Supplied entries:
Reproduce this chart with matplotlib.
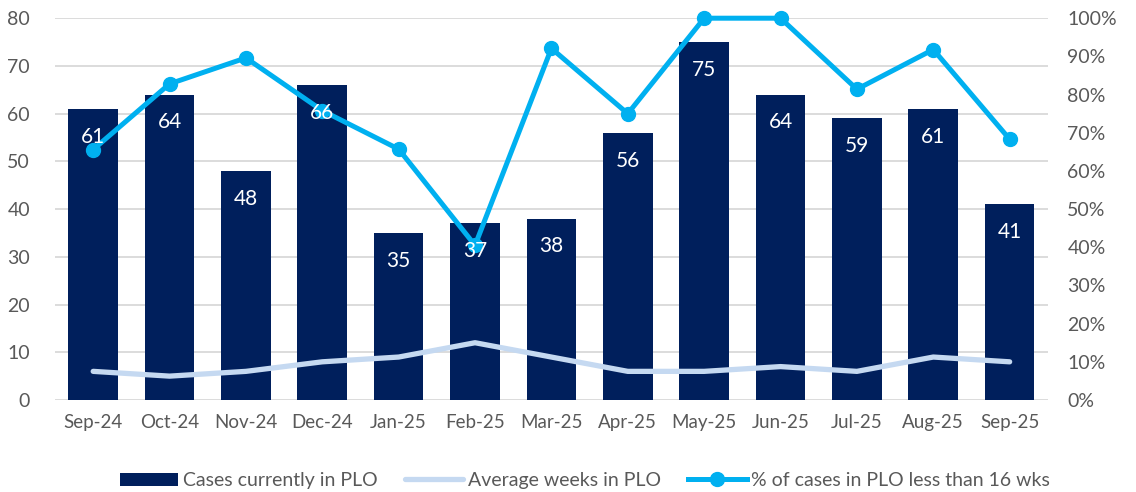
import matplotlib.pyplot as plt
from matplotlib.ticker import PercentFormatter

months = ["Sep-24", "Oct-24", "Nov-24", "Dec-24", "Jan-25", "Feb-25", "Mar-25",
          "Apr-25", "May-25", "Jun-25", "Jul-25", "Aug-25", "Sep-25"]
cases = [61, 64, 48, 66, 35, 37, 38, 56, 75, 64, 59, 61, 41]
avg_weeks = [6, 5, 6, 8, 9, 12, 9, 6, 6, 7, 6, 9, 8]
pct_under_16 = [65.6, 82.8, 89.6, 75.8, 65.7, 40.5, 92.1, 75.0, 100, 100, 81.4, 91.8, 68.3]

navy = "#001F5C"
light = "#C5D9F1"
cyan = "#00B0F0"
grey = "#595959"

plt.rcParams['font.family'] = ['Lato', 'DejaVu Sans']

fig = plt.figure(figsize=(11.36, 4.92), dpi=100)
ax1 = fig.add_axes([0.0484, 0.187, 0.874, 0.776])
ax2 = ax1.twinx()

x = list(range(len(months)))
bars = ax1.bar(x, cases, width=0.65, color=navy, zorder=2, label="Cases currently in PLO")
avg_line, = ax1.plot(x, avg_weeks, color=light, lw=3.8, zorder=3, solid_capstyle='round',
                     label="Average weeks in PLO")
pct_line, = ax2.plot(x, pct_under_16, color=cyan, lw=3.6, marker='o', markersize=10,
                     zorder=3, clip_on=False, label="% of cases in PLO less than 16 wks")

# data labels on top of everything
for i, v in enumerate(cases):
    ax2.annotate(str(v), xy=(i, v), xycoords=ax1.transData, xytext=(0, -20),
                 textcoords='offset points', ha='center', va='center',
                 color='white', fontsize=15, zorder=5)

ax1.set_xlim(-0.5, len(months) - 0.5)
ax1.set_ylim(0, 80)
ax1.set_yticks(range(0, 81, 10))
ax2.set_ylim(0, 100)
ax2.set_yticks(range(0, 101, 10))
ax2.yaxis.set_major_formatter(PercentFormatter(decimals=0))

ax1.set_xticks(x)
ax1.set_xticklabels(months)
ax1.grid(axis='y', color='#D9D9D9', lw=1.3, zorder=0)
ax1.set_axisbelow(True)

for ax in (ax1, ax2):
    for s in ax.spines.values():
        s.set_visible(False)
    ax.tick_params(length=0, labelsize=14, colors=grey)
ax1.tick_params(axis='y', pad=18)
ax1.tick_params(axis='x', pad=10, labelsize=13.5)
ax2.tick_params(axis='y', pad=14)

fig.legend([bars, avg_line, pct_line],
           [bars.get_label(), avg_line.get_label(), pct_line.get_label()],
           loc='lower center', bbox_to_anchor=(0.515, -0.03),
           ncol=3, frameon=False, fontsize=14, handlelength=3.0,
           columnspacing=1.4, handletextpad=0.25, labelcolor=grey)

fig.savefig("out.png", dpi=100)
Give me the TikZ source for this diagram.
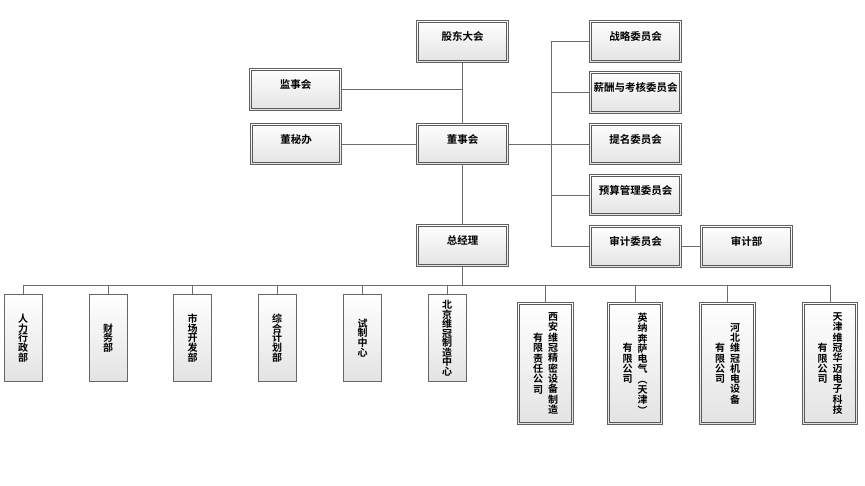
\documentclass[tikz,border=0pt]{standalone}
\usepackage{fontspec}
\setmainfont{Noto Sans CJK SC}[BoldFont={Noto Sans CJK SC Bold}]
\usetikzlibrary{positioning}
\newcommand{\vcol}[2][10pt]{\parbox[c]{1em}{\centering\lineskiplimit=-\maxdimen\baselineskip=#1 #2\par}}

\begin{document}
\begin{tikzpicture}[x=1pt,y=-1pt,
    rim/.style={draw=gray!75!black,line width=1.4pt,top color=white,bottom color=gray!22,inner sep=0pt,
      path picture={\draw[gray!70!black,line width=0.6pt]
        ([shift={(2pt,2pt)}]path picture bounding box.south west) rectangle
        ([shift={(-2pt,-2pt)}]path picture bounding box.north east);}},
    box/.style={rim,minimum width=91.5pt,minimum height=41.5pt,text height=8pt,text depth=10pt,
      font=\fontsize{10.5}{12}\selectfont\bfseries},
    dept/.style={draw=gray!80!black,line width=0.8pt,top color=white,bottom color=gray!22,
      minimum width=38pt,minimum height=87pt,inner sep=0pt,font=\fontsize{10}{10}\selectfont\bfseries},
    firm/.style={rim,minimum width=55.5pt,minimum height=121.5pt,font=\fontsize{10}{10}\selectfont\bfseries},
    link/.style={draw=gray!85!black,line width=0.9pt}]
  \useasboundingbox (0,0) rectangle (865,485);
  % top levels
  \node[box] (gd) at (462.5,41.5) {股东大会};
  \node[box] (js) at (295.5,89.5) {监事会};
  \node[box] (dmb) at (296,144) {董秘办};
  \node[box] (dsh) at (462.5,144) {董事会};
  \node[box] (zjl) at (462.5,245.5) {总经理};
  % committees
  \node[box] (zlwyh) at (635.5,41.5) {战略委员会};
  \node[box] (xckh) at (635.5,92.5) {薪酬与考核委员会};
  \node[box] (tmwyh) at (635.5,144) {提名委员会};
  \node[box] (ysgl) at (635.5,195) {预算管理委员会};
  \node[box] (sjwyh) at (635.5,246.5) {审计委员会};
  \node[box] (sjb) at (746.5,246.5) {审计部};
  % departments
  \node[dept] (rlxz) at (23,338) {\vcol[9.8pt]{人\\力\\行\\政\\部}};
  \node[dept] (cwb) at (108,338) {\vcol[9.8pt]{财\\务\\部}};
  \node[dept] (scb) at (192.5,338) {\vcol[9.8pt]{市\\场\\开\\发\\部}};
  \node[dept] (zhjh) at (277,338) {\vcol[9.8pt]{综\\合\\计\\划\\部}};
  \node[dept] (szzx) at (362.5,338) {\vcol[9.8pt]{试\\制\\中\\心}};
  \node[dept] (bjzz) at (447,338) {\vcol[9.5pt]{北\\京\\维\\冠\\制\\造\\中\\心}};
  % companies
  \node[firm] (xa) at (545.5,363.5) {\vcol[10.3pt]{有\\限\\责\\任\\公\\司}\hspace{5pt}\vcol[10.3pt]{西\\安\\维\\冠\\精\\密\\设\\备\\制\\造}};
  \node[firm] (ynbs) at (635,363.5) {\vcol[10.3pt]{有\\限\\公\\司}\hspace{5pt}\vcol[10.3pt]{英\\纳\\奔\\萨\\电\\气\\︵\\天\\津\\︶}};
  \node[firm] (hb) at (727.5,363.5) {\vcol[10.3pt]{有\\限\\公\\司}\hspace{5pt}\vcol[10.3pt]{河\\北\\维\\冠\\机\\电\\设\\备}};
  \node[firm] (tj) at (830,363.5) {\vcol[10.3pt]{有\\限\\公\\司}\hspace{5pt}\vcol[10.3pt]{天\\津\\维\\冠\\华\\迈\\电\\子\\科\\技}};
  % connectors
  \coordinate (rbus) at (551,0);
  \coordinate (bbus) at (0,285);
  \draw[link] (gd) -- (dsh) -- (zjl) -- (zjl.south |- bbus);
  \draw[link] (js.east) -- (js.east -| gd.south);
  \draw[link] (dmb) -- (dsh);
  \draw[link] (dsh.east) -- (dsh.east -| rbus);
  \draw[link] (zlwyh.west) -- (zlwyh.west -| rbus) |- (sjwyh.west);
  \foreach \n in {xckh,tmwyh,ysgl}
    \draw[link] (\n.west) -- (\n.west -| rbus);
  \draw[link] (sjwyh) -- (sjb);
  \draw[link] (rlxz.north |- bbus) -- (tj.north |- bbus);
  \foreach \n in {rlxz,cwb,scb,zhjh,szzx,bjzz,xa,ynbs,hb,tj}
    \draw[link] (\n.north) -- (\n.north |- bbus);
\end{tikzpicture}
\end{document}
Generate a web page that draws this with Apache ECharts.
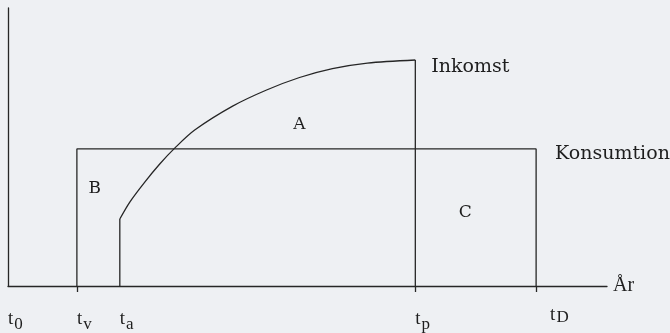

Problem: Take the data above and repeat it exactly, leaving each picture out.

Answer below:
Reproduce this chart with matplotlib.
import matplotlib.pyplot as plt
from matplotlib.ticker import PercentFormatter

months = ["Sep-24", "Oct-24", "Nov-24", "Dec-24", "Jan-25", "Feb-25", "Mar-25",
          "Apr-25", "May-25", "Jun-25", "Jul-25", "Aug-25", "Sep-25"]
cases = [61, 64, 48, 66, 35, 37, 38, 56, 75, 64, 59, 61, 41]
avg_weeks = [6, 5, 6, 8, 9, 12, 9, 6, 6, 7, 6, 9, 8]
pct_under_16 = [65.6, 82.8, 89.6, 75.8, 65.7, 40.5, 92.1, 75.0, 100, 100, 81.4, 91.8, 68.3]

navy = "#001F5C"
light = "#C5D9F1"
cyan = "#00B0F0"
grey = "#595959"

plt.rcParams['font.family'] = ['Lato', 'DejaVu Sans']

fig = plt.figure(figsize=(11.36, 4.92), dpi=100)
ax1 = fig.add_axes([0.0484, 0.187, 0.874, 0.776])
ax2 = ax1.twinx()

x = list(range(len(months)))
bars = ax1.bar(x, cases, width=0.65, color=navy, zorder=2, label="Cases currently in PLO")
avg_line, = ax1.plot(x, avg_weeks, color=light, lw=3.8, zorder=3, solid_capstyle='round',
                     label="Average weeks in PLO")
pct_line, = ax2.plot(x, pct_under_16, color=cyan, lw=3.6, marker='o', markersize=10,
                     zorder=3, clip_on=False, label="% of cases in PLO less than 16 wks")

# data labels on top of everything
for i, v in enumerate(cases):
    ax2.annotate(str(v), xy=(i, v), xycoords=ax1.transData, xytext=(0, -20),
                 textcoords='offset points', ha='center', va='center',
                 color='white', fontsize=15, zorder=5)

ax1.set_xlim(-0.5, len(months) - 0.5)
ax1.set_ylim(0, 80)
ax1.set_yticks(range(0, 81, 10))
ax2.set_ylim(0, 100)
ax2.set_yticks(range(0, 101, 10))
ax2.yaxis.set_major_formatter(PercentFormatter(decimals=0))

ax1.set_xticks(x)
ax1.set_xticklabels(months)
ax1.grid(axis='y', color='#D9D9D9', lw=1.3, zorder=0)
ax1.set_axisbelow(True)

for ax in (ax1, ax2):
    for s in ax.spines.values():
        s.set_visible(False)
    ax.tick_params(length=0, labelsize=14, colors=grey)
ax1.tick_params(axis='y', pad=18)
ax1.tick_params(axis='x', pad=10, labelsize=13.5)
ax2.tick_params(axis='y', pad=14)

fig.legend([bars, avg_line, pct_line],
           [bars.get_label(), avg_line.get_label(), pct_line.get_label()],
           loc='lower center', bbox_to_anchor=(0.515, -0.03),
           ncol=3, frameon=False, fontsize=14, handlelength=3.0,
           columnspacing=1.4, handletextpad=0.25, labelcolor=grey)

fig.savefig("out.png", dpi=100)
Give me the TikZ source for this diagram.
\documentclass[tikz,border=0pt]{standalone}
\usepackage{fontspec}
\setmainfont{Noto Sans CJK SC}[BoldFont={Noto Sans CJK SC Bold}]
\usetikzlibrary{positioning}
\newcommand{\vcol}[2][10pt]{\parbox[c]{1em}{\centering\lineskiplimit=-\maxdimen\baselineskip=#1 #2\par}}

\begin{document}
\begin{tikzpicture}[x=1pt,y=-1pt,
    rim/.style={draw=gray!75!black,line width=1.4pt,top color=white,bottom color=gray!22,inner sep=0pt,
      path picture={\draw[gray!70!black,line width=0.6pt]
        ([shift={(2pt,2pt)}]path picture bounding box.south west) rectangle
        ([shift={(-2pt,-2pt)}]path picture bounding box.north east);}},
    box/.style={rim,minimum width=91.5pt,minimum height=41.5pt,text height=8pt,text depth=10pt,
      font=\fontsize{10.5}{12}\selectfont\bfseries},
    dept/.style={draw=gray!80!black,line width=0.8pt,top color=white,bottom color=gray!22,
      minimum width=38pt,minimum height=87pt,inner sep=0pt,font=\fontsize{10}{10}\selectfont\bfseries},
    firm/.style={rim,minimum width=55.5pt,minimum height=121.5pt,font=\fontsize{10}{10}\selectfont\bfseries},
    link/.style={draw=gray!85!black,line width=0.9pt}]
  \useasboundingbox (0,0) rectangle (865,485);
  % top levels
  \node[box] (gd) at (462.5,41.5) {股东大会};
  \node[box] (js) at (295.5,89.5) {监事会};
  \node[box] (dmb) at (296,144) {董秘办};
  \node[box] (dsh) at (462.5,144) {董事会};
  \node[box] (zjl) at (462.5,245.5) {总经理};
  % committees
  \node[box] (zlwyh) at (635.5,41.5) {战略委员会};
  \node[box] (xckh) at (635.5,92.5) {薪酬与考核委员会};
  \node[box] (tmwyh) at (635.5,144) {提名委员会};
  \node[box] (ysgl) at (635.5,195) {预算管理委员会};
  \node[box] (sjwyh) at (635.5,246.5) {审计委员会};
  \node[box] (sjb) at (746.5,246.5) {审计部};
  % departments
  \node[dept] (rlxz) at (23,338) {\vcol[9.8pt]{人\\力\\行\\政\\部}};
  \node[dept] (cwb) at (108,338) {\vcol[9.8pt]{财\\务\\部}};
  \node[dept] (scb) at (192.5,338) {\vcol[9.8pt]{市\\场\\开\\发\\部}};
  \node[dept] (zhjh) at (277,338) {\vcol[9.8pt]{综\\合\\计\\划\\部}};
  \node[dept] (szzx) at (362.5,338) {\vcol[9.8pt]{试\\制\\中\\心}};
  \node[dept] (bjzz) at (447,338) {\vcol[9.5pt]{北\\京\\维\\冠\\制\\造\\中\\心}};
  % companies
  \node[firm] (xa) at (545.5,363.5) {\vcol[10.3pt]{有\\限\\责\\任\\公\\司}\hspace{5pt}\vcol[10.3pt]{西\\安\\维\\冠\\精\\密\\设\\备\\制\\造}};
  \node[firm] (ynbs) at (635,363.5) {\vcol[10.3pt]{有\\限\\公\\司}\hspace{5pt}\vcol[10.3pt]{英\\纳\\奔\\萨\\电\\气\\︵\\天\\津\\︶}};
  \node[firm] (hb) at (727.5,363.5) {\vcol[10.3pt]{有\\限\\公\\司}\hspace{5pt}\vcol[10.3pt]{河\\北\\维\\冠\\机\\电\\设\\备}};
  \node[firm] (tj) at (830,363.5) {\vcol[10.3pt]{有\\限\\公\\司}\hspace{5pt}\vcol[10.3pt]{天\\津\\维\\冠\\华\\迈\\电\\子\\科\\技}};
  % connectors
  \coordinate (rbus) at (551,0);
  \coordinate (bbus) at (0,285);
  \draw[link] (gd) -- (dsh) -- (zjl) -- (zjl.south |- bbus);
  \draw[link] (js.east) -- (js.east -| gd.south);
  \draw[link] (dmb) -- (dsh);
  \draw[link] (dsh.east) -- (dsh.east -| rbus);
  \draw[link] (zlwyh.west) -- (zlwyh.west -| rbus) |- (sjwyh.west);
  \foreach \n in {xckh,tmwyh,ysgl}
    \draw[link] (\n.west) -- (\n.west -| rbus);
  \draw[link] (sjwyh) -- (sjb);
  \draw[link] (rlxz.north |- bbus) -- (tj.north |- bbus);
  \foreach \n in {rlxz,cwb,scb,zhjh,szzx,bjzz,xa,ynbs,hb,tj}
    \draw[link] (\n.north) -- (\n.north |- bbus);
\end{tikzpicture}
\end{document}
Generate a web page that draws this with Apache ECharts.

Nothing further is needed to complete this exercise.